A Índia, que compareceu ao conclave do G7 como convidado, já disse que está fora desse esquema e que “não abre mão da segurança energética”: a Rússia se tornou o segundo maior exportador de petróleo para a Índia.
À Fox News, um analista de mercado fez a indiscreta pergunta: quem é que iria obrigar a Rússia a vender seu petróleo por tal “teto”?
Se o confronto principal e direto agora é com a Rússia, Washington e seus comensais não perdem de vista a China.
À margem da cúpula do G7, o conselheiro de Segurança Nacional de Biden, Jake Sullivan, disse a jornalistas que a Casa Branca acredita que há “uma convergência cada vez maior, tanto no G7 quanto na Otan, sobre o desafio que a China representa”, citando as “práticas econômicas” chinesas, “em relação à dívida dos países em desenvolvimento” e sua abordagem quanto aos “direitos humanos”.
Para um país, os EUA, que provocou uma “crise da dívida” nos anos 1980 e empurrou os países em desenvolvimento para o fundo do poço, ao elevar de supetão os juros para 20%, a que se seguiu o ‘Consenso de Washington’, e que sustentou o apartheid na África e o colonialismo até quando pôde, em nome do anticomunismo, é muita hipocrisia.
Quanto à abordagem norte-americana sobre “direitos humanos” e liberdades em geral, estão aí George Floyd e Julian Assange para dirimir quaisquer dúvidas.
Estrategicamente, “é a China, estúpido”. “Queremos garantir que estamos trabalhando com parceiros que pensam parecido para pressionar a China a aderir a essas regras”, esmerou-se Sullivan sobre a “ordem mundial sob regras” – a do mundo unipolar em aberta decadência.

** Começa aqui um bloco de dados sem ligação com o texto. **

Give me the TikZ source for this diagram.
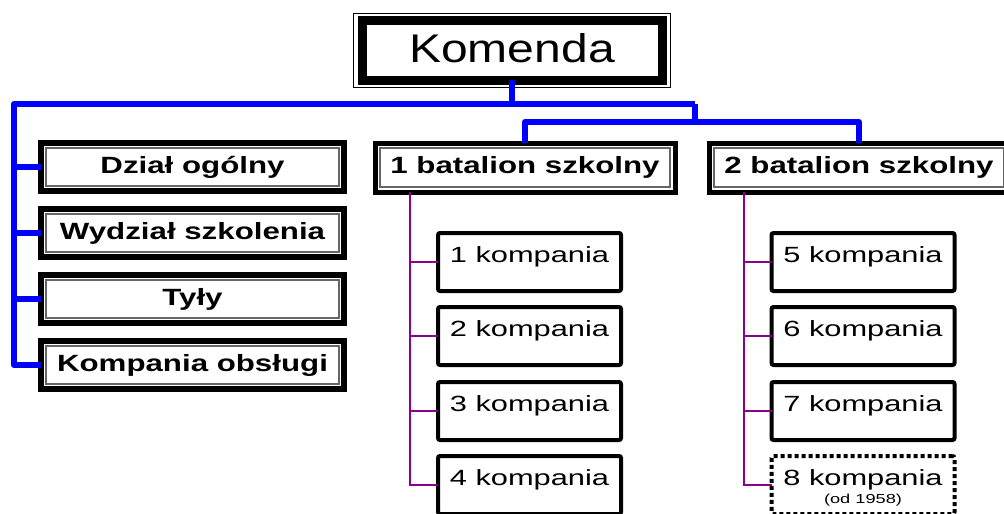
\documentclass[tikz,border=0pt]{standalone}
\usepackage{fontspec}
\setmainfont{Liberation Sans}
\newfontfamily\headfont[FakeStretch=1.2]{Liberation Sans}
\newfontfamily\boxfont[FakeStretch=1.33]{Liberation Sans}
\newfontfamily\kompfont[FakeStretch=1.4]{Liberation Sans}
\usetikzlibrary{calc}
\definecolor{linkblue}{RGB}{0,0,255}
\definecolor{linkpurple}{RGB}{139,0,139}
\tikzset{
  headbox/.style={draw, line width=9pt, outer sep=0pt, inner sep=0pt,
    minimum width=300pt, minimum height=60pt, text depth=4pt,
    font=\headfont\fontsize{40}{40}\selectfont},
  deptbox/.style={draw, line width=6pt, outer sep=0pt, inner sep=0pt,
    minimum width=303pt, minimum height=48pt, text height=16.5pt, text depth=4.5pt,
    font=\boxfont\bfseries\fontsize{23.5}{24}\selectfont},
  batbox/.style={deptbox, line width=5pt, minimum width=300pt, minimum height=49pt},
  compbox/.style={draw, line width=4pt, rounded corners=2pt, outer sep=0pt, inner sep=0pt,
    minimum width=183pt, minimum height=58pt, align=center,
    font=\kompfont\fontsize{22}{22}\selectfont},
  newcompbox/.style={compbox, dash pattern=on 4pt off 3pt},
  innerline/.style={line width=1.2pt, black!60},
  outerline/.style={line width=1pt},
  bluelink/.style={line width=6pt, linkblue, line join=round},
  purplelink/.style={line width=1.5pt, linkpurple}
}
\newcommand{\sublabel}[1]{{\kompfont\fontsize{13}{13}\selectfont #1}}
\newcommand{\kompanie}[2]{\rule{0pt}{22pt}#1\\[-4pt]\sublabel{#2}}

\begin{document}
\begin{tikzpicture}[x=1pt, y=-1pt]
                \clip (0,0) rectangle (1004,514);

                % headquarters
                \node[headbox] (komenda) at (512,50) {Komenda};
                \draw[outerline] ([shift={(-9,-7)}]komenda.north west) rectangle ([shift={(8,7)}]komenda.south east);

                % staff sections
                \node[deptbox] (ogolny) at (192.5,167) {Dział ogólny};
                \node[deptbox] (szkolenie) at (192.5,233) {Wydział szkolenia};
                \node[deptbox] (tyly) at (192.5,299) {Tyły};
                \node[deptbox] (obsluga) at (192.5,365) {Kompania obsługi};

                % battalions
                \node[batbox] (bat1) at (525,167.5) {1 batalion szkolny};
                \node[batbox] (bat2) at (859,167.5) {2 batalion szkolny};

                % inner thin frames
                \foreach \n in {ogolny,szkolenie,tyly,obsluga,bat1,bat2}
                  \draw[innerline] ([shift={(5,5)}]\n.north west) rectangle ([shift={(-5,-5)}]\n.south east);

                % companies of 1 batalion
                \node[compbox] (k1) at (529.5,262) {\kompanie{1 kompania}{\phantom{(od 1958)}}};
                \node[compbox] (k2) at (529.5,336) {\kompanie{2 kompania}{\phantom{(od 1958)}}};
                \node[compbox] (k3) at (529.5,411) {\kompanie{3 kompania}{\phantom{(od 1958)}}};
                \node[compbox] (k4) at (529.5,485) {\kompanie{4 kompania}{\phantom{(od 1958)}}};

                % companies of 2 batalion
                \node[compbox] (k5) at (863,262) {\kompanie{5 kompania}{\phantom{(od 1958)}}};
                \node[compbox] (k6) at (863,336) {\kompanie{6 kompania}{\phantom{(od 1958)}}};
                \node[compbox] (k7) at (863,411) {\kompanie{7 kompania}{\phantom{(od 1958)}}};
                \node[newcompbox] (k8) at (863,485) {\kompanie{8 kompania}{(od 1958)}};

                % bus points
                \coordinate (bus) at (14,104);
                \coordinate (split) at (695,104);
                \coordinate (batbus) at (695,122);
                \coordinate (trunk1) at (410,0);
                \coordinate (trunk2) at (744,0);

                % komenda to bus
                \draw[bluelink] (komenda.south) -- (komenda.south |- bus);
                % bus to staff sections
                \draw[bluelink] (split) -- (bus) |- (obsluga.west);
                \foreach \n in {ogolny,szkolenie,tyly}
                  \draw[bluelink] (bus |- \n.west) -- (\n.west);
                % bus to battalions
                \draw[bluelink] (split) -- (batbus);
                \draw[bluelink] (bat1.north) |- (batbus) -| (bat2.north);

                % bat1 to its companies
                \draw[purplelink] (trunk1 |- bat1.south) |- (k4.west);
                \foreach \k in {k1,k2,k3}
                  \draw[purplelink] (trunk1 |- \k.west) -- (\k.west);
                % bat2 to its companies
                \draw[purplelink] (trunk2 |- bat2.south) |- (k8.west);
                \foreach \k in {k5,k6,k7}
                  \draw[purplelink] (trunk2 |- \k.west) -- (\k.west);
            \end{tikzpicture}
\end{document}
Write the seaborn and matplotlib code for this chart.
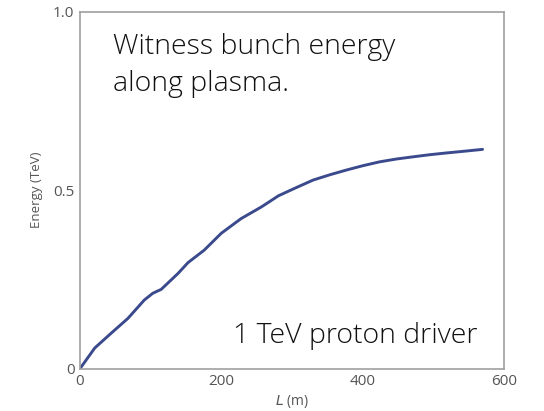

Coerentemente, ele esclareceu que “não estamos querendo dividir o mundo em blocos rivais, e fazer cada país escolher”. Não, certamente não: o país “excepcional”, a “casa iluminada na colina”, já sabe o que é melhor para Wall Street, High Tech e Big Oil, e dispensa as escolhas de quem quer que seja.
Encerrado o convescote no castelo Elmau, os convivas já estão rumando para Madri, para a cúpula do organismo irmão siamês do G7, a Otan, em que o Japão estreará sua participação.